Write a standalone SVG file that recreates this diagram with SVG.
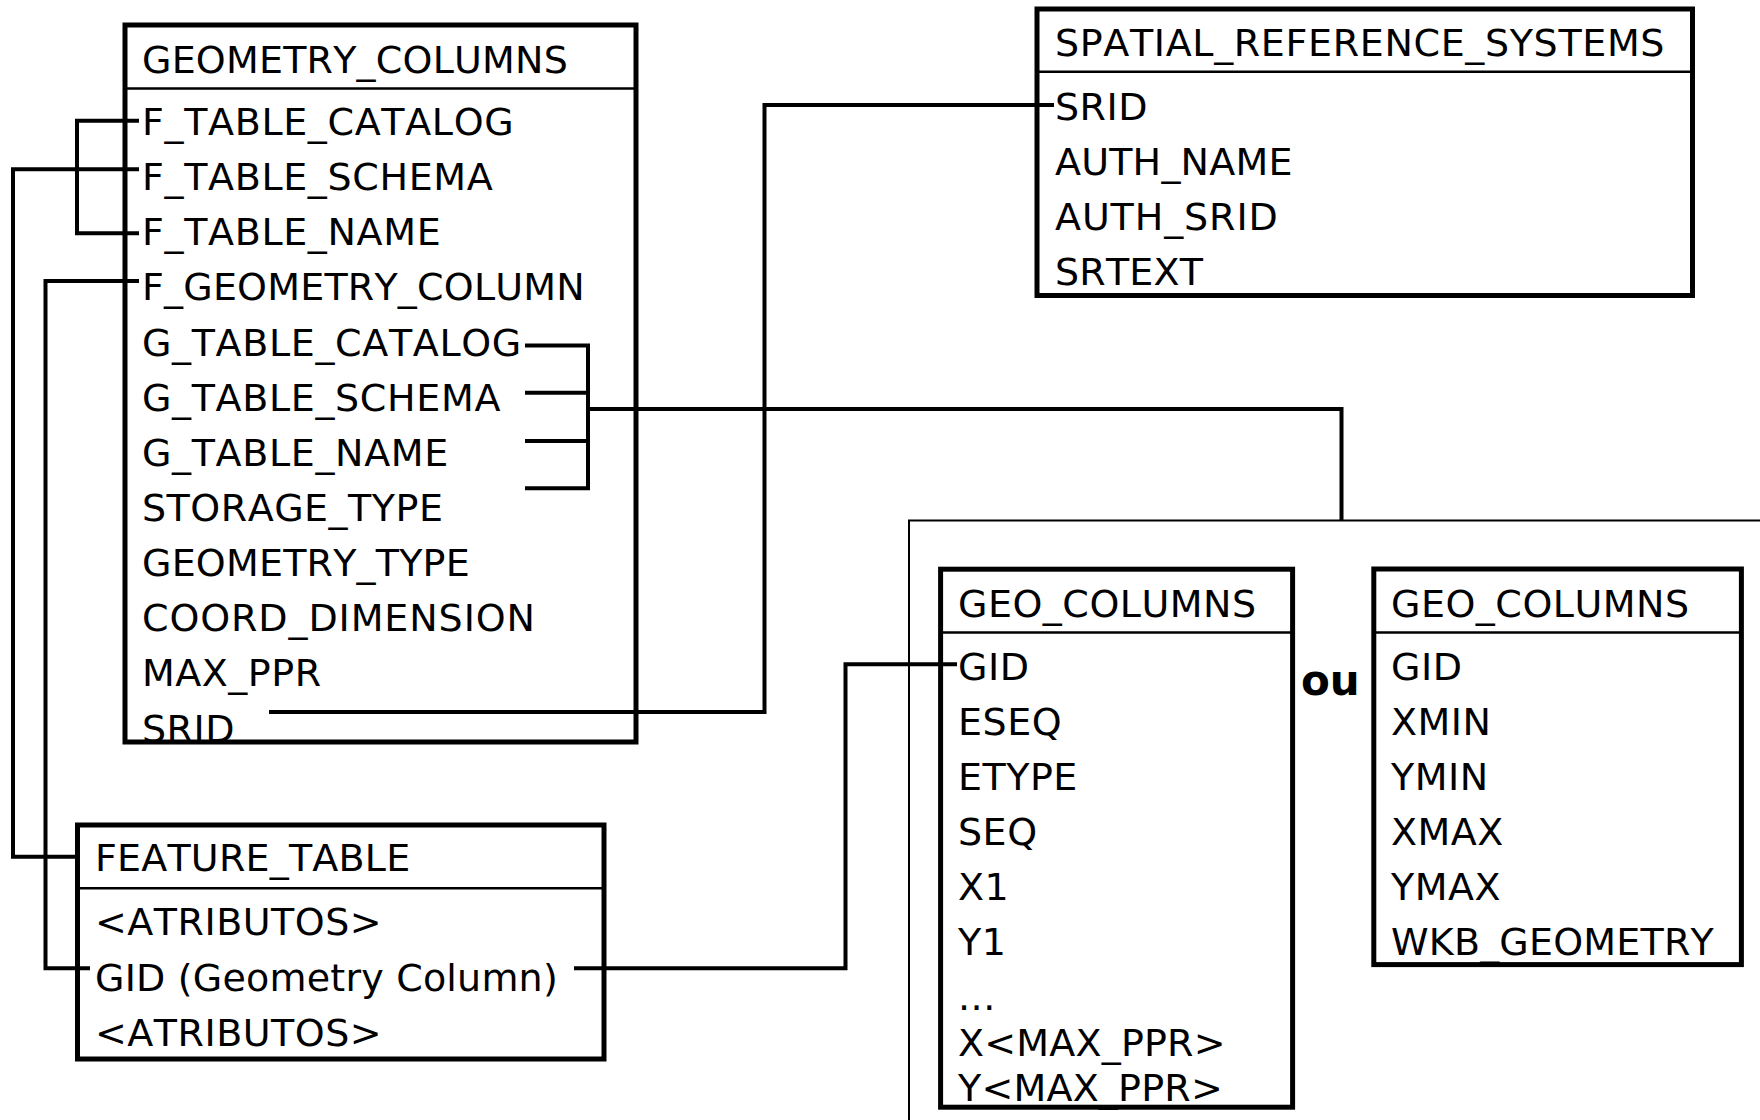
<svg xmlns="http://www.w3.org/2000/svg" width="1760" height="1120" viewBox="0 0 1760 1120">
<style>
  text { font-family: "DejaVu Sans", "Verdana", sans-serif; font-size: 38px; fill: #000; font-kerning: none; letter-spacing: 0.5px; }
  .w { letter-spacing: 0.65px; }
  .ww { letter-spacing: 0.9px; }
  .n { letter-spacing: 0.2px; }
  .ou { font-weight: bold; font-size: 42px; letter-spacing: 0; }
  .box { fill: none; stroke: #000; stroke-width: 5; }
  .sep { fill: none; stroke: #000; stroke-width: 2.5; }
  .conn { fill: none; stroke: #000; stroke-width: 4; stroke-linejoin: miter; stroke-linecap: butt; }
  .frame { fill: none; stroke: #000; stroke-width: 2; }
</style>
<rect x="0" y="0" width="1760" height="1120" fill="#fff"/>

<g id="alternatives-frame">
  <path class="frame" d="M909,1125 V520.5 H1765"/>
</g>

<g id="connectors">
  <path class="conn" d="M139,120.7 H77 V233.3 H139"/>
  <path class="conn" d="M139,169.3 H13 V856.7 H80"/>
  <path class="conn" d="M139,281 H45.5 V968.3 H90"/>
  <path class="conn" d="M525,345.5 H588 V488.3 H525"/>
  <path class="conn" d="M525,392.7 H588"/>
  <path class="conn" d="M525,441 H588"/>
  <path class="conn" d="M588,409 H1341.5 V520.5"/>
  <path class="conn" d="M269,712 H764.5 V105 H1054"/>
  <path class="conn" d="M574,968.3 H845.5 V664.3 H957"/>
</g>

<g id="geometry_columns">
  <text class="n" x="142" y="73">GEOMETRY_COLUMNS</text>
  <text class="w" x="142" y="135">F_TABLE_CATALOG</text>
  <text class="w" x="142" y="190">F_TABLE_SCHEMA</text>
  <text class="w" x="142" y="245">F_TABLE_NAME</text>
  <text class="n" x="142" y="300">F_GEOMETRY_COLUMN</text>
  <text class="w" x="142" y="356">G_TABLE_CATALOG</text>
  <text class="w" x="142" y="411">G_TABLE_SCHEMA</text>
  <text class="w" x="142" y="466">G_TABLE_NAME</text>
  <text x="142" y="521">STORAGE_TYPE</text>
  <text class="n" x="142" y="576">GEOMETRY_TYPE</text>
  <text class="ww" x="142" y="631">COORD_DIMENSION</text>
  <text x="142" y="686">MAX_PPR</text>
  <text x="142" y="742">SRID</text>
  <line class="sep" x1="125" y1="88.5" x2="636" y2="88.5"/>
  <rect class="box" x="125" y="25" width="511" height="717"/>
</g>

<g id="spatial_reference_systems">
  <text class="w" x="1055" y="56">SPATIAL_REFERENCE_SYSTEMS</text>
  <text x="1055" y="119.5">SRID</text>
  <text class="n" x="1055" y="174.5">AUTH_NAME</text>
  <text class="ww" x="1055" y="229.5">AUTH_SRID</text>
  <text class="n" x="1055" y="284.5">SRTEXT</text>
  <line class="sep" x1="1037" y1="71.7" x2="1692.5" y2="71.7"/>
  <rect class="box" x="1037" y="9" width="655.5" height="286.5"/>
</g>

<g id="feature_table">
  <text class="n" x="95" y="871">FEATURE_TABLE</text>
  <text x="95" y="935">&lt;ATRIBUTOS&gt;</text>
  <text class="n" x="95" y="990.5">GID (Geometry Column)</text>
  <text x="95" y="1046">&lt;ATRIBUTOS&gt;</text>
  <line class="sep" x1="77.5" y1="888.3" x2="604" y2="888.3"/>
  <rect class="box" x="77.5" y="825" width="526.5" height="234"/>
</g>

<g id="geo_columns_1">
  <text x="958" y="616.6">GEO_COLUMNS</text>
  <text x="958" y="680">GID</text>
  <text x="958" y="735">ESEQ</text>
  <text x="958" y="790">ETYPE</text>
  <text x="958" y="845">SEQ</text>
  <text x="958" y="900">X1</text>
  <text x="958" y="955">Y1</text>
  <text x="958" y="1010">...</text>
  <text class="n" x="958" y="1056">X&lt;MAX_PPR&gt;</text>
  <text class="n" x="958" y="1101">Y&lt;MAX_PPR&gt;</text>
  <line class="sep" x1="940.6" y1="632.5" x2="1292.5" y2="632.5"/>
  <rect class="box" x="940.6" y="569.2" width="352" height="538"/>
</g>

<g id="or_label">
  <text class="ou" x="1301" y="694.5">ou</text>
</g>

<g id="geo_columns_2">
  <text x="1391" y="616.6">GEO_COLUMNS</text>
  <text x="1391" y="680">GID</text>
  <text x="1391" y="735">XMIN</text>
  <text x="1391" y="790">YMIN</text>
  <text x="1391" y="845">XMAX</text>
  <text x="1391" y="900">YMAX</text>
  <text class="n" x="1391" y="955">WKB_GEOMETRY</text>
  <line class="sep" x1="1373.8" y1="632.5" x2="1741.4" y2="632.5"/>
  <rect class="box" x="1373.8" y="569" width="367.6" height="395.6"/>
</g>
</svg>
------------------------------------------------------------
▶ WHAT THE TASK ASKS:
Copy the whole listing above word for word but do not carry over the pictures.

▶ EXERCISE RESULT:
Write a standalone SVG file that recreates this diagram with SVG.
<svg xmlns="http://www.w3.org/2000/svg" width="1760" height="1120" viewBox="0 0 1760 1120">
<style>
  text { font-family: "DejaVu Sans", "Verdana", sans-serif; font-size: 38px; fill: #000; font-kerning: none; letter-spacing: 0.5px; }
  .w { letter-spacing: 0.65px; }
  .ww { letter-spacing: 0.9px; }
  .n { letter-spacing: 0.2px; }
  .ou { font-weight: bold; font-size: 42px; letter-spacing: 0; }
  .box { fill: none; stroke: #000; stroke-width: 5; }
  .sep { fill: none; stroke: #000; stroke-width: 2.5; }
  .conn { fill: none; stroke: #000; stroke-width: 4; stroke-linejoin: miter; stroke-linecap: butt; }
  .frame { fill: none; stroke: #000; stroke-width: 2; }
</style>
<rect x="0" y="0" width="1760" height="1120" fill="#fff"/>

<g id="alternatives-frame">
  <path class="frame" d="M909,1125 V520.5 H1765"/>
</g>

<g id="connectors">
  <path class="conn" d="M139,120.7 H77 V233.3 H139"/>
  <path class="conn" d="M139,169.3 H13 V856.7 H80"/>
  <path class="conn" d="M139,281 H45.5 V968.3 H90"/>
  <path class="conn" d="M525,345.5 H588 V488.3 H525"/>
  <path class="conn" d="M525,392.7 H588"/>
  <path class="conn" d="M525,441 H588"/>
  <path class="conn" d="M588,409 H1341.5 V520.5"/>
  <path class="conn" d="M269,712 H764.5 V105 H1054"/>
  <path class="conn" d="M574,968.3 H845.5 V664.3 H957"/>
</g>

<g id="geometry_columns">
  <text class="n" x="142" y="73">GEOMETRY_COLUMNS</text>
  <text class="w" x="142" y="135">F_TABLE_CATALOG</text>
  <text class="w" x="142" y="190">F_TABLE_SCHEMA</text>
  <text class="w" x="142" y="245">F_TABLE_NAME</text>
  <text class="n" x="142" y="300">F_GEOMETRY_COLUMN</text>
  <text class="w" x="142" y="356">G_TABLE_CATALOG</text>
  <text class="w" x="142" y="411">G_TABLE_SCHEMA</text>
  <text class="w" x="142" y="466">G_TABLE_NAME</text>
  <text x="142" y="521">STORAGE_TYPE</text>
  <text class="n" x="142" y="576">GEOMETRY_TYPE</text>
  <text class="ww" x="142" y="631">COORD_DIMENSION</text>
  <text x="142" y="686">MAX_PPR</text>
  <text x="142" y="742">SRID</text>
  <line class="sep" x1="125" y1="88.5" x2="636" y2="88.5"/>
  <rect class="box" x="125" y="25" width="511" height="717"/>
</g>

<g id="spatial_reference_systems">
  <text class="w" x="1055" y="56">SPATIAL_REFERENCE_SYSTEMS</text>
  <text x="1055" y="119.5">SRID</text>
  <text class="n" x="1055" y="174.5">AUTH_NAME</text>
  <text class="ww" x="1055" y="229.5">AUTH_SRID</text>
  <text class="n" x="1055" y="284.5">SRTEXT</text>
  <line class="sep" x1="1037" y1="71.7" x2="1692.5" y2="71.7"/>
  <rect class="box" x="1037" y="9" width="655.5" height="286.5"/>
</g>

<g id="feature_table">
  <text class="n" x="95" y="871">FEATURE_TABLE</text>
  <text x="95" y="935">&lt;ATRIBUTOS&gt;</text>
  <text class="n" x="95" y="990.5">GID (Geometry Column)</text>
  <text x="95" y="1046">&lt;ATRIBUTOS&gt;</text>
  <line class="sep" x1="77.5" y1="888.3" x2="604" y2="888.3"/>
  <rect class="box" x="77.5" y="825" width="526.5" height="234"/>
</g>

<g id="geo_columns_1">
  <text x="958" y="616.6">GEO_COLUMNS</text>
  <text x="958" y="680">GID</text>
  <text x="958" y="735">ESEQ</text>
  <text x="958" y="790">ETYPE</text>
  <text x="958" y="845">SEQ</text>
  <text x="958" y="900">X1</text>
  <text x="958" y="955">Y1</text>
  <text x="958" y="1010">...</text>
  <text class="n" x="958" y="1056">X&lt;MAX_PPR&gt;</text>
  <text class="n" x="958" y="1101">Y&lt;MAX_PPR&gt;</text>
  <line class="sep" x1="940.6" y1="632.5" x2="1292.5" y2="632.5"/>
  <rect class="box" x="940.6" y="569.2" width="352" height="538"/>
</g>

<g id="or_label">
  <text class="ou" x="1301" y="694.5">ou</text>
</g>

<g id="geo_columns_2">
  <text x="1391" y="616.6">GEO_COLUMNS</text>
  <text x="1391" y="680">GID</text>
  <text x="1391" y="735">XMIN</text>
  <text x="1391" y="790">YMIN</text>
  <text x="1391" y="845">XMAX</text>
  <text x="1391" y="900">YMAX</text>
  <text class="n" x="1391" y="955">WKB_GEOMETRY</text>
  <line class="sep" x1="1373.8" y1="632.5" x2="1741.4" y2="632.5"/>
  <rect class="box" x="1373.8" y="569" width="367.6" height="395.6"/>
</g>
</svg>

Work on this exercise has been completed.